Ces particules – produites par l'industrie, les diesels et les centrales au charbon –, pénètrent facilement dans l'appareil respiratoire puis le système sanguin. Elles provoquent cancers, asthmes, bronchites, baisse du poids des bébés à la naissance. « Elles transportent de nombreux métaux, et augmentent le risque d'accidents vasculaires cérébraux et cardiaques », ajoute le médecin.

Cette pollution bat des records ce printemps. « Le niveau de particules fines a dépassé 30 fois le seuil d'alerte (81-150 µg/m3) dans 17 villes le mois dernier », s'alarme le Korea Times. Les agglomérations coréennes figurent désormais régulièrement en tête des villes asiatiques les plus toxiques, aux côtés de Pékin ou de New Delhi.


Un purificateur d'air dans chaque pièce

À Séoul, la vie quotidienne s'est transformée. « Chaque matin, dès mon réveil, je vérifie le niveau de pollution, pour décider si je peux envoyer mes enfants à la crèche ou pas », raconte Lee Ji-yeon. Cette mère de deux garçons a installé un purificateur d'air dans chaque pièce de son appartement. En mars, elle en a même offert un à la crèche de ses fils : « comme ça, ils peuvent y aller plus souvent. Mais je m'inquiète pour plus tard : à l'école primaire, les instituteurs ne sont pas conscients du problème, ils font du sport même les jours de forte pollution. »

Les ventes de purificateurs d'air s'envolent, tandis que les « kids'cafés » – des salles de jeu en intérieur pour enfants – se multiplient. Sous la pression des parents, les écoles annulent compétitions sportives et sorties. Lee Ji-yeon laisse rarement ses fils sortir sans masque de protection : « mon aîné souffre d'otites depuis sa naissance, quasiment ». Elle rêve aujourd'hui de s'expatrier en Europe mais ne peut pas, à cause du travail de son mari. « Je vis dans un quartier aisé et beaucoup de gens autour de moi parlent d'émigrer. »


« J'ai l'impression de vivre dans une mine »

Avec d'autres compatriotes en colère, Lee Ji-yeon a décidé d'attaquer en justice son gouvernement... ainsi que celui du voisin chinois. « La Chine est la cheminée du monde. Une grande partie de notre pollution vient de là, même si nous manquons de données précises », explique Choi Yul, directeur de l'ONG écologiste Korea Green Foundation, à l'origine de cette initiative judiciaire originale. « Chaque fois que le vent souffle depuis la Chine, souvent au printemps, la pollution empire. J'ai l'impression de vivre dans une mine de charbon... »

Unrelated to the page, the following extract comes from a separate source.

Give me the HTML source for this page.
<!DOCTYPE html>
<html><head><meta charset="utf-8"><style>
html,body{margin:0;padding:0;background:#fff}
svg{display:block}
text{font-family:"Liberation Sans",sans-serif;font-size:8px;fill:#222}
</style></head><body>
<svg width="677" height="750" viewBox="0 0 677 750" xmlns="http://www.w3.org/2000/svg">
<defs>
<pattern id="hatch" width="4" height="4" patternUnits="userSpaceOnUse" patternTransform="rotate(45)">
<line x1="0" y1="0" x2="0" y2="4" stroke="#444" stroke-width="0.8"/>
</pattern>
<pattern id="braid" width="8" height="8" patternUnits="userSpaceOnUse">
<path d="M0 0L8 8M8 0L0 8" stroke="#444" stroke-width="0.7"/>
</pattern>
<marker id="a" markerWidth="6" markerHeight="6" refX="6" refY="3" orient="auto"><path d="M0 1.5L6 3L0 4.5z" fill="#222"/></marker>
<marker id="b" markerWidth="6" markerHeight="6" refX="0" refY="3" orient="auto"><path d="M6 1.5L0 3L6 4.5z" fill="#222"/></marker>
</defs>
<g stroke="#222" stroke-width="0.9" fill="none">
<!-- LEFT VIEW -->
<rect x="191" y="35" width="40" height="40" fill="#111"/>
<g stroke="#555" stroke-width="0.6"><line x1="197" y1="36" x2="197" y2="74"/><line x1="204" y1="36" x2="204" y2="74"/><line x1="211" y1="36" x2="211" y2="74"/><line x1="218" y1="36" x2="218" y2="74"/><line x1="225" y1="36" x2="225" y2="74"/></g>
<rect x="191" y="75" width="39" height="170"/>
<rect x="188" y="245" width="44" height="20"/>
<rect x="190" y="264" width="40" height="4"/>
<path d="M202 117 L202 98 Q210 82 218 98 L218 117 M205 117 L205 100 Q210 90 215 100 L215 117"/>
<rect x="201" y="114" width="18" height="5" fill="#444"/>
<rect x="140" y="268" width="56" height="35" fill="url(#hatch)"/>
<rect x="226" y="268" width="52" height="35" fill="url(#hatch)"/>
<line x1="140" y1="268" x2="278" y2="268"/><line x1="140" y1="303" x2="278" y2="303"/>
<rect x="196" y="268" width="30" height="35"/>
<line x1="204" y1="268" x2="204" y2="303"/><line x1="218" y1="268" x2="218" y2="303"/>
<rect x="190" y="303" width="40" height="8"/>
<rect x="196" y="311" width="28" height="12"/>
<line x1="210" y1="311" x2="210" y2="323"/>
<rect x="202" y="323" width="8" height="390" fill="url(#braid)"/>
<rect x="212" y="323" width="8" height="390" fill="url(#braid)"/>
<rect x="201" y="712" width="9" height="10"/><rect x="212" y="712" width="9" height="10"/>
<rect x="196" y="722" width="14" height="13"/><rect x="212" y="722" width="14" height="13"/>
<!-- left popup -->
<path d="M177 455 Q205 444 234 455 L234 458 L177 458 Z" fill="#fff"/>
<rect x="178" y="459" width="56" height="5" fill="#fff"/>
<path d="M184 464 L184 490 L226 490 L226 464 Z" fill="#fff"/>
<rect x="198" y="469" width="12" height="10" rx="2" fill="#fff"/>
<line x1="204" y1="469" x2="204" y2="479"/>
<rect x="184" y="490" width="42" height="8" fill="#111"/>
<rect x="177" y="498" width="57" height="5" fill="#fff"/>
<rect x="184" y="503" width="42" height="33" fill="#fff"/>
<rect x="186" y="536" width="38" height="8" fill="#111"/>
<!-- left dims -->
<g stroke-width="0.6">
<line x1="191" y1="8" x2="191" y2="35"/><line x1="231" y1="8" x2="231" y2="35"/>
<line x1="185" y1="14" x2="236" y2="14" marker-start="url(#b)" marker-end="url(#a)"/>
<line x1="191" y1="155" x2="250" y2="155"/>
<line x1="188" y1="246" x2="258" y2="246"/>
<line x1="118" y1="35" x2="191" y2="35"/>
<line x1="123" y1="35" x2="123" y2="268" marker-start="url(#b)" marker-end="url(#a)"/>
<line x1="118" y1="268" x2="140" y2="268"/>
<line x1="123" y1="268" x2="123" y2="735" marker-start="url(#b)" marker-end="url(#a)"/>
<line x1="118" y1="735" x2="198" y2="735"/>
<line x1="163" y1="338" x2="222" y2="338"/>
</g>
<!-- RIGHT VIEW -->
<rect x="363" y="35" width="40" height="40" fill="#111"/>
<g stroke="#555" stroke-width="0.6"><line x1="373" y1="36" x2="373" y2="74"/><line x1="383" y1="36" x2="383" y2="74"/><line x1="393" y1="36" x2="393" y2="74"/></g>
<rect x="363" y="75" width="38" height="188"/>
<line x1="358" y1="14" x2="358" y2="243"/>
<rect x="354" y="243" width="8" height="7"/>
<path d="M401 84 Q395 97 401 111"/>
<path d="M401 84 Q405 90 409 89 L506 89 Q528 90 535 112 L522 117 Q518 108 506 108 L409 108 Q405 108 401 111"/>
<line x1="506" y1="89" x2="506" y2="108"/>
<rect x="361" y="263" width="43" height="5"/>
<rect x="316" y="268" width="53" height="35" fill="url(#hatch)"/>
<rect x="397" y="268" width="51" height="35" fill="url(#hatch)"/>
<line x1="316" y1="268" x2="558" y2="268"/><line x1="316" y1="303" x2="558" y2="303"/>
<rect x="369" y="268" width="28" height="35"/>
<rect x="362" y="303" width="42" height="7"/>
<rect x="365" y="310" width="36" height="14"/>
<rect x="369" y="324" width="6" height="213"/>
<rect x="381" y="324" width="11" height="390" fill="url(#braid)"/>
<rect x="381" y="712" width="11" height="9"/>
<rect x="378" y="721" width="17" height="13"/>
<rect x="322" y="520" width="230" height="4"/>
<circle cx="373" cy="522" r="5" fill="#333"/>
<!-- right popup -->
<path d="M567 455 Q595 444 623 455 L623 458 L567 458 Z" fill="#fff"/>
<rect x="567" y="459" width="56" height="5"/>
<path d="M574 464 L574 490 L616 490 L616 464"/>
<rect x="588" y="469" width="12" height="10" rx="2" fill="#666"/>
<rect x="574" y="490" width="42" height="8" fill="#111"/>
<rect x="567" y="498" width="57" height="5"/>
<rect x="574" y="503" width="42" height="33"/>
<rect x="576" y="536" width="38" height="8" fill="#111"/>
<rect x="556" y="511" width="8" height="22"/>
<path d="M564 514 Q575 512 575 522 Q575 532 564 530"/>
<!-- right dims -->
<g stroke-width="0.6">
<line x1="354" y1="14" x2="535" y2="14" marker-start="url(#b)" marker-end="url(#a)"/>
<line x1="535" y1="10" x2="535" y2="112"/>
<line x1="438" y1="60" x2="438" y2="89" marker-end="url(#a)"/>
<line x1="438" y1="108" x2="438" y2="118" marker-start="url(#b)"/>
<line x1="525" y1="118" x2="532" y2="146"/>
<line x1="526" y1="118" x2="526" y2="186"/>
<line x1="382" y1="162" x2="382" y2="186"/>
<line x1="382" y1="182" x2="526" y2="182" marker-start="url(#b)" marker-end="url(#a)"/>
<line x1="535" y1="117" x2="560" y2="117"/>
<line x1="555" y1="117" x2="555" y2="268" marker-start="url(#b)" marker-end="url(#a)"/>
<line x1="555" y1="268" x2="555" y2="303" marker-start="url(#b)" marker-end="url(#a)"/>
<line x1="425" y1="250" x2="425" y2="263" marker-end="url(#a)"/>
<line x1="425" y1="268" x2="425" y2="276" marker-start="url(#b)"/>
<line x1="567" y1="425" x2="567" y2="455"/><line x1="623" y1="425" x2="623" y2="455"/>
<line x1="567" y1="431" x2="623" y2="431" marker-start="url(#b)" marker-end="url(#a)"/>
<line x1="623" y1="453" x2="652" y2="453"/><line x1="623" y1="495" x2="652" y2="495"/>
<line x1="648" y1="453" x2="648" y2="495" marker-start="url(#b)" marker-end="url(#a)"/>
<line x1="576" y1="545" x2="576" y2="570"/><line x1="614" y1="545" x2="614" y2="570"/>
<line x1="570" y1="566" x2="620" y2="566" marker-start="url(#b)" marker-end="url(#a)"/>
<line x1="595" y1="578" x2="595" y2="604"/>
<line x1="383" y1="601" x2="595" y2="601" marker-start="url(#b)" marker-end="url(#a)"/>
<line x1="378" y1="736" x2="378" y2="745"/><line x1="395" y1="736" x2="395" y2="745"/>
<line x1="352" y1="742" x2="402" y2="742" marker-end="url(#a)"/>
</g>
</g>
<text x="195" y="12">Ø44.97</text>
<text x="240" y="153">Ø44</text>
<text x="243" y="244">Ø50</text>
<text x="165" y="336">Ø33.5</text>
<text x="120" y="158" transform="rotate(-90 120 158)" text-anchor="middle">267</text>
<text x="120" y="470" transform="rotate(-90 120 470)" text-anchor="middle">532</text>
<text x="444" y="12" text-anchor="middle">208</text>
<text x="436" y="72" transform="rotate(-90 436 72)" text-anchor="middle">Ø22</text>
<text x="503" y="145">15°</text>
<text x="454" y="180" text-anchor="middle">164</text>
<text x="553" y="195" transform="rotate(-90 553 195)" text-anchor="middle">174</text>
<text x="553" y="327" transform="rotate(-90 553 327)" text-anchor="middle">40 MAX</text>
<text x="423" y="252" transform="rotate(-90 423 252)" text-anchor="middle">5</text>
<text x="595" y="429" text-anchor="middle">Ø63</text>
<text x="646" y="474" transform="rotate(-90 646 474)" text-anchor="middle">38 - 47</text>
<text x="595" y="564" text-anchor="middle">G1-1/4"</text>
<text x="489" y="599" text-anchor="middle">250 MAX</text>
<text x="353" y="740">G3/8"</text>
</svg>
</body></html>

Selon une récente étude de l'OCDE, cette pollution causera la mort prématurée de 9 millions de personnes dans le monde d'ici à 2060... et la Corée du Sud sera le pays développé le plus touché. Choi Yul accuse « l'irresponsabilité » du voisin chinois, mais il ne croit pas non plus aux chiffres de son gouvernement qui assure que 80 % de la pollution est d'origine chinoise. Selon diverses estimations, la Corée du Sud produit à domicile au moins la moitié de ses particules fines.


« Nous voulons que les gouvernements reconnaissent le problème »

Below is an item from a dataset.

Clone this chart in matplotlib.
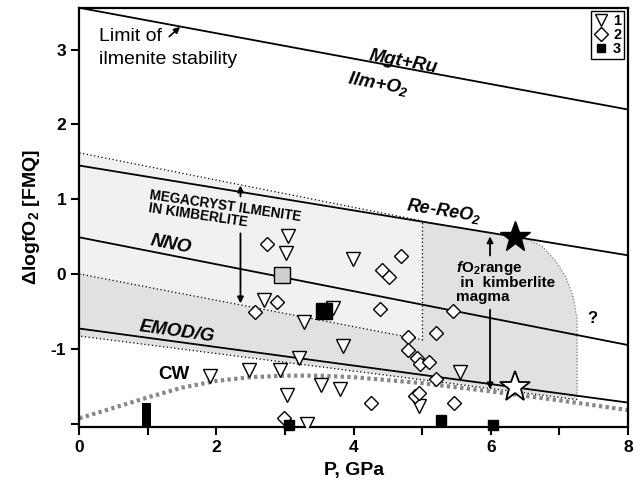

Ce qui n'empêche pas Séoul de vouloir construire au moins 20 nouvelles centrales au charbon d'ici à 2021. 40 % du mix énergétique coréen provient des énergies fossiles ; la part du nucléaire a reculé de 40 à 30 % en une décennie, sur fond d'inquiétudes provoquées par l'explosion de la centrale de Fukushima, chez le Japon voisin. La part du renouvelable reste en dessous de 5 %.

Choi Yul accuse donc son gouvernement de ne pas faire assez d'efforts – par exemple en continuant d'encourager l'usage du diesel. « Notre objectif, ce n'est pas vraiment d'obtenir un dédommagement financier. Mais nous voulons que les gouvernements chinois et coréens reconnaissent le problème et coopèrent pour le résoudre. »


La pollution urbaine augmente dans le monde

– Le niveau de particules fines en milieu urbain a progressé de 8 % au cours des cinq dernières années, selon l'Organisation mondiale de la santé (OMS).

– Si la situation est plus ou moins sous contrôle dans les pays riches, la pollution de l'air s'aggrave dans les pays en développement.

– Les villes les plus polluées sont au Pakistan (Peshawar et Rawalpindi) et au Nigeria (Kaduna et Onitsha), avec des niveaux dépassant 500 microgrammes par mètre cube (µg/m3). Il est de 28 µg/m3 à Paris...

– Le Canada est le pays avec la meilleure qualité de l'air, avec la Finlande, l'Estonie, l'Islande, l'Australie, l'Irlande et la Nouvelle-Zélande.